I rarely find an editorial in any paper with which I am in complete agreement. However, today's editorial in the San Francisco Chronicle, "Bumper crop of big spending", is one where I have absolutely no disagreement.
This follows a series of well-researched, well-written articles by Carolyn Lochhead in the same paper.
House Speaker Nancy Pelosi's staff sees the bill as the best possible bargain that could be won. They argue that Pelosi pushed for spending reforms, but southern Democrats prevailed. Now critics should be happy with the increases in food stamps and fruit and nut subsidies Pelosi supported - as the best deal that can be won in a political world. The Environmental Working Group and other reform-minded organizations have argued that it actually would be good politics for Pelosi and Senate Majority Leader Harry Reid to cut off Big Farm's spigot. But Pelosi and Reid are smart politicians. If spending less were good politics, the farm bill would not be a pork sandwich.It is interesting that the target here seems to be Pelosi's two-faced lack of courage. How many things will she bargain away in order to get "the best possible bargain"?

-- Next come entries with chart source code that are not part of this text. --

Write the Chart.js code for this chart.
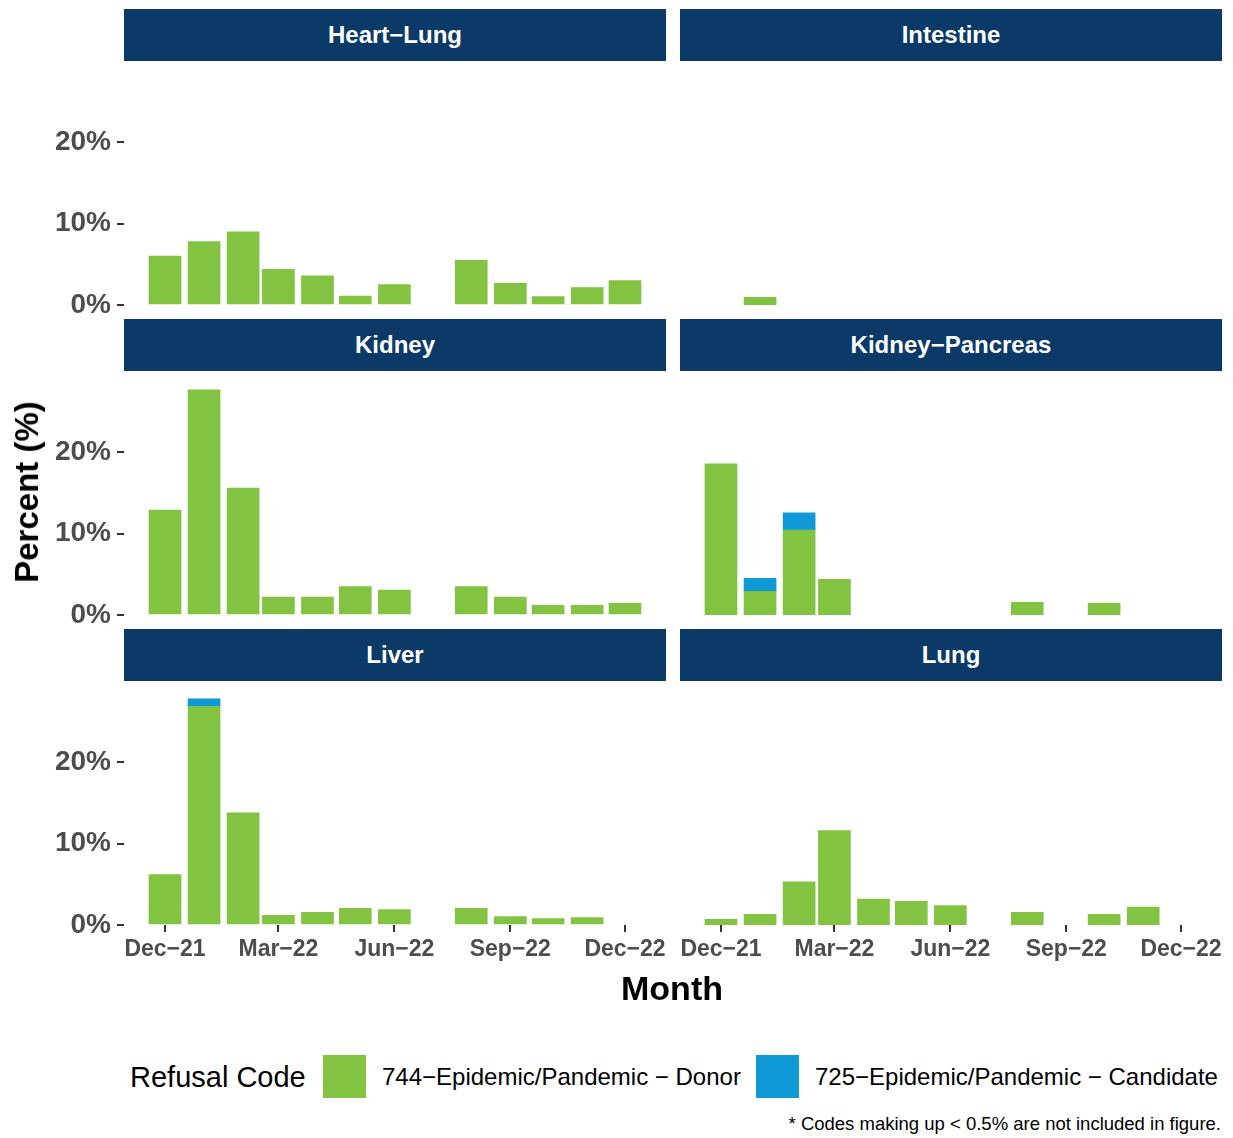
<!DOCTYPE html>
<html>
<head>
<meta charset="utf-8">
<script src="https://cdn.jsdelivr.net/npm/chart.js@4.4.0/dist/chart.umd.min.js"></script>
<style>
  body { margin: 0; background: #fff; font-family: "Liberation Sans", Arial, sans-serif; }
  #wrap { position: relative; width: 1233px; height: 1138px; }
  .strip { position: absolute; width: 542px; height: 52px; background: #0B3A69; color: #fff;
           font-weight: bold; font-size: 24px; display: flex; align-items: center; justify-content: center; }
  .panel { position: absolute; }
  #ytitle { position: absolute; left: 27px; top: 492px; transform: translate(-50%, -50%) rotate(-90deg);
            font-weight: bold; font-size: 33px; white-space: nowrap; color: #000; }
  #xtitle { position: absolute; left: 672px; top: 988px; transform: translate(-50%, -50%);
            font-weight: bold; font-size: 34px; color: #000; }
  .legtxt { position: absolute; top: 1077px; transform: translateY(-50%); font-size: 24px; white-space: nowrap; color: #000; }
  .key { position: absolute; top: 1055px; width: 43px; height: 43px; }
  #note { position: absolute; right: 12px; top: 1124px; transform: translateY(-50%); font-size: 18.5px; color: #000; }
</style>
</head>
<body>
<div id="wrap"></div>
<script>
// months of the data (first day of month)
const months = ['2021-12', '2022-01', '2022-02', '2022-03', '2022-04', '2022-05', '2022-06',
                '2022-07', '2022-08', '2022-09', '2022-10', '2022-11', '2022-12'];
const tickMonths = ['2021-12', '2022-03', '2022-06', '2022-09', '2022-12'];
const tickLabels = ['Dec\u221221', 'Mar\u221222', 'Jun\u221222', 'Sep\u221222', 'Dec\u221222'];
const yTicks = [0, 10, 20];

const organs = ['Heart\u2212Lung', 'Intestine', 'Kidney', 'Kidney\u2212Pancreas', 'Liver', 'Lung'];

// 744-Epidemic/Pandemic - Donor (%)
const donorHeartLung = [6.0, 7.8, 9.0, 4.4, 3.6, 1.1, 2.5, null, 5.5, 2.65, 1.05, 2.15, 3.0];
const donorIntestine = [null, 0.95, null, null, null, null, null, null, null, null, null, null, null];
const donorKidney = [12.9, 27.7, 15.6, 2.2, 2.2, 3.5, 3.05, null, 3.5, 2.2, 1.2, 1.2, 1.45];
const donorKidneyPancreas = [18.6, 2.9, 10.45, 4.4, null, null, null, null, 1.55, null, 1.45, null, null];
const donorLiver = [6.2, 26.9, 13.8, 1.2, 1.55, 2.05, 1.9, null, 2.05, 1.05, 0.8, 0.9, null];
const donorLung = [0.7, 1.3, 5.3, 11.6, 3.2, 2.9, 2.4, null, 1.55, null, 1.3, 2.2, null];

// 725-Epidemic/Pandemic - Candidate (%)
const candHeartLung = [];
const candIntestine = [];
const candKidney = [];
const candKidneyPancreas = [null, 1.6, 2.1];
const candLiver = [null, 0.9];
const candLung = [];

const donorSeries = [donorHeartLung, donorIntestine, donorKidney, donorKidneyPancreas, donorLiver, donorLung];
const candSeries = [candHeartLung, candIntestine, candKidney, candKidneyPancreas, candLiver, candLung];

const GREEN = '#82C341';
const BLUE = '#0F9AD7';
const GREY = '#4D4D4D';

Chart.defaults.font.family = '"Liberation Sans", Arial, sans-serif';

const dayOf = m => (Date.UTC(+m.slice(0, 4), +m.slice(5) - 1, 1) - Date.UTC(2021, 11, 1)) / 864e5;
const toPoints = vals => months.map((m, i) => ({ x: dayOf(m), y: vals[i] }))
                               .filter(p => p.y !== null && p.y !== undefined);

// layout
const wrap = document.getElementById('wrap');
const pxPerDay = 460 / 365;
const colLeft = [124, 680];
const colZero = [165, 721];      // pixel of Dec-21
const rowStrip = [9, 319, 629];
const areaH = 244;
const yAxisW = 124;
const xAxisH = 50;
const spare = 20;                // room under non-bottom panels for the "0%" label

organs.forEach((name, idx) => {
  const col = idx % 2, row = Math.floor(idx / 2);
  const strip = document.createElement('div');
  strip.className = 'strip';
  strip.style.left = colLeft[col] + 'px';
  strip.style.top = rowStrip[row] + 'px';
  strip.textContent = name;
  wrap.appendChild(strip);

  const showY = col === 0, showX = row === 2;
  const areaLeft = colLeft[col];
  const areaRight = colLeft[col] + 542;
  const canvasLeft = showY ? 0 : colLeft[col];
  const w = areaRight - canvasLeft;
  const h = areaH + (showX ? xAxisH : spare);

  const box = document.createElement('div');
  box.className = 'panel';
  box.style.left = canvasLeft + 'px';
  box.style.top = (rowStrip[row] + 52) + 'px';
  const cv = document.createElement('canvas');
  cv.width = w; cv.height = h;
  cv.style.width = w + 'px'; cv.style.height = h + 'px';
  box.appendChild(cv);
  wrap.appendChild(box);

  new Chart(cv.getContext('2d'), {
    type: 'bar',
    data: {
      datasets: [
        { label: '744', data: toPoints(donorSeries[idx]), backgroundColor: GREEN, barThickness: 32 },
        { label: '725', data: toPoints(candSeries[idx]), backgroundColor: BLUE, barThickness: 32 }
      ]
    },
    options: {
      responsive: false,
      animation: false,
      devicePixelRatio: 1,
      layout: { padding: { top: 0, left: 0, right: 0, bottom: showX ? 0 : spare } },
      plugins: { legend: { display: false }, tooltip: { enabled: false } },
      scales: {
        x: {
          type: 'linear',
          stacked: true,
          offset: false,
          display: showX,
          min: (areaLeft - colZero[col]) / pxPerDay,
          max: (areaRight - colZero[col]) / pxPerDay,
          afterBuildTicks: s => { s.ticks = tickMonths.map(m => ({ value: dayOf(m) })); },
          afterFit: s => { s.height = showX ? xAxisH : 0; s.paddingLeft = 0; s.paddingRight = 0; },
          grid: { drawOnChartArea: false, drawTicks: true, tickLength: 7, tickColor: '#333333', lineWidth: 2, offset: false },
          border: { display: false },
          ticks: {
            autoSkip: false, maxRotation: 0, padding: 4,
            color: GREY, font: { size: 23, weight: 'bold' },
            callback: v => tickLabels[tickMonths.findIndex(m => dayOf(m) === v)]
          }
        },
        y: {
          stacked: true,
          display: showY,
          min: 0,
          max: 30,
          afterBuildTicks: s => { s.ticks = yTicks.map(v => ({ value: v })); },
          afterFit: s => { s.width = showY ? yAxisW : 0; s.paddingTop = 0; s.paddingBottom = 0; },
          grid: { drawOnChartArea: false, drawTicks: true, tickLength: 7, tickColor: '#333333', lineWidth: 2 },
          border: { display: false },
          ticks: { padding: 6, color: GREY, font: { size: 28, weight: 'bold' }, callback: v => v + '%' }
        }
      }
    }
  });
});

// titles, legend and note
wrap.insertAdjacentHTML('beforeend',
  '<div id="ytitle">Percent (%)</div>' +
  '<div id="xtitle">Month</div>' +
  '<div class="legtxt" style="left:130px;font-size:29px">Refusal Code</div>' +
  '<div class="key" style="left:323px;background:' + GREEN + '"></div>' +
  '<div class="legtxt" style="left:382px">744\u2212Epidemic/Pandemic \u2212 Donor</div>' +
  '<div class="key" style="left:756px;background:' + BLUE + '"></div>' +
  '<div class="legtxt" style="left:815px">725\u2212Epidemic/Pandemic \u2212 Candidate</div>' +
  '<div id="note">* Codes making up &lt; 0.5% are not included in figure.</div>');
</script>
</body>
</html>
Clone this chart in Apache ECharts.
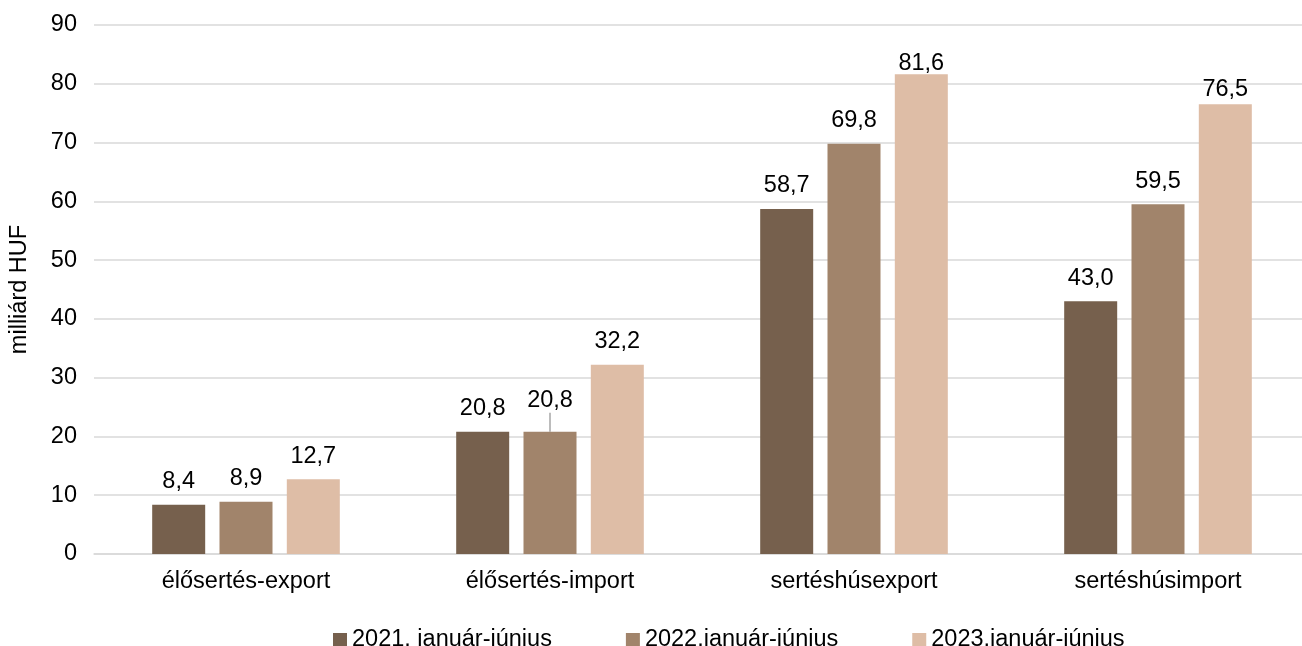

The $286 billion farm bill is good politics only because the millions of taxpayers who are paying the bill are not pushing as hard as the relatively few people who benefit. (emphasis mine)
I wonder just how many people in San Francisco will break with Pelosi in the coming election? If people actually read the Chronicle that number might be growing.
What should Greens be doing? At the very minimum we should be speaking out, in our forums, through our candidates, directly to our legislators, that enough is enough and we need to stop subsidizing big agriculture just like we need to stop subsidizing big oil. It is all the same game of power.